What happened here was an orchestra which was very Glass-like in their murmurings and repetitions. The electronic sounds coming from Ms. Sasaki’s body were so sensitive and delicate to the nth degree as she positioned herself in different statures, that it became a patina, almost a palimpsest for the music itself.


It probably exemplified Ms. Sasaki’s own rationale, which is (to say the least) both enlightening and obtuse. “GAMA XVI is inspired by the process of manifestation: the transformation of an abstraction–living in a space without gravity to a defined stream of energy...the oscillation between the parameters of pressure and looseness, harmony and dissonance, discontinuity and rhythm, timid whispers...”


Then again, one have had to be there to see and hear it.
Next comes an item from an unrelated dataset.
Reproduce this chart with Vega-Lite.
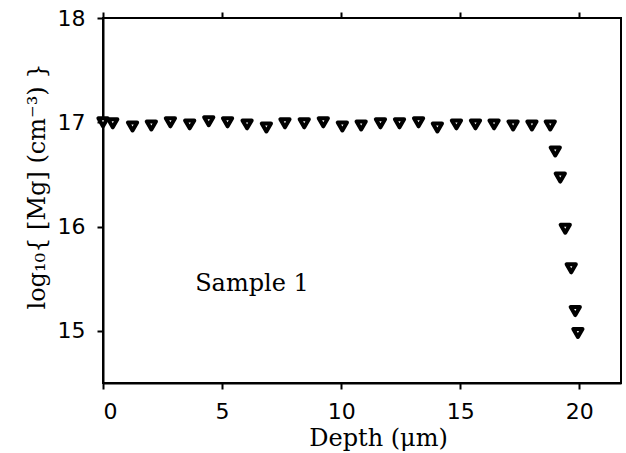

Bryce Dessner’s paean to Lutoslawski’s Funeral Music was an equally stolid work, a piece, like the original, was for string orchestra, and also like the Bartók, made of interweaving canons. (the third Des Traces was a series of the most complex repetitions and canons).


(Then again, the fourth movement was named “Warsaw Cannon”. Whether this was a typo or a pun or neither, I cannot say. The composer was in Montreal and couldn’t get down for the performance.)


I hadn’t heard the Lutoslawski work for several years, and won’t make even the most abortive effort to dissect the relationships between Dessner’s piece and the original. But I do remember the Polish work with the most translucent tone rows, the most serious and memorable music. It was not easy to tell whether Bryce Dessner’s piece was dodecaphonic, but again we had a composer who is sure of his material and his language.


Another performance or a score or more words from the composer would give a worthy exegesis, but last night was outstanding in its own way.


The second half was devoted to Philip Glass, though his American Four Seasons was not really an homage to Vivaldi. The composer had been commissioned to write a work to be on the same program with the original Four Seasons, and he never publicly titled the movements. No cadenza as such, but a solo piece introduced each of the linked four sections.


I had heard this at its premiere in 2009, with the soloist who commissioned the piece and for whom it was written. That violinist, dressed in a banker’s suit, and a banker’s impassivity, played the notes precisely, correctly and was probably afraid to take liberties with Mr. Glass’s score.


At that point, I felt it was worthwhile, intriguing enough to figure out which movements were which season. The soloist was so deadpan and literal in the interpretation, that the result was (I hate to use this word) “typical” Philip Glass. So my occasional mind-wanderings were not iniquitous.


Mind diversions were utterly impossible last night. The young fiddler/composer Tim Fain, who seems to have done everything in music, and who collaborates with Mr. Glass on various tours, understood instinctively (and probably had some coaching from Mr. Glass), that this is a work which could have come for the apex of the Romantic era. Mr. Fain never even began to “do Glass”. He played with the glorious tones and sweeping phrasing usually reserved for a Paganini or Brahms concerto.


That original violinist had done his best. Mr. Fain turned this work into a thing of the most gorgeous moments. Mr. Manahan’s orchestra, with its varied rhythms, its energy and a brio–inspired perhaps more by Mr. Fain than Mr. Glass–gave the Concerto the fire, resplendence, brightest and darkest moments, as if Mr. Glass had written not an homage to Vivaldi but an adoration to Caravaggio.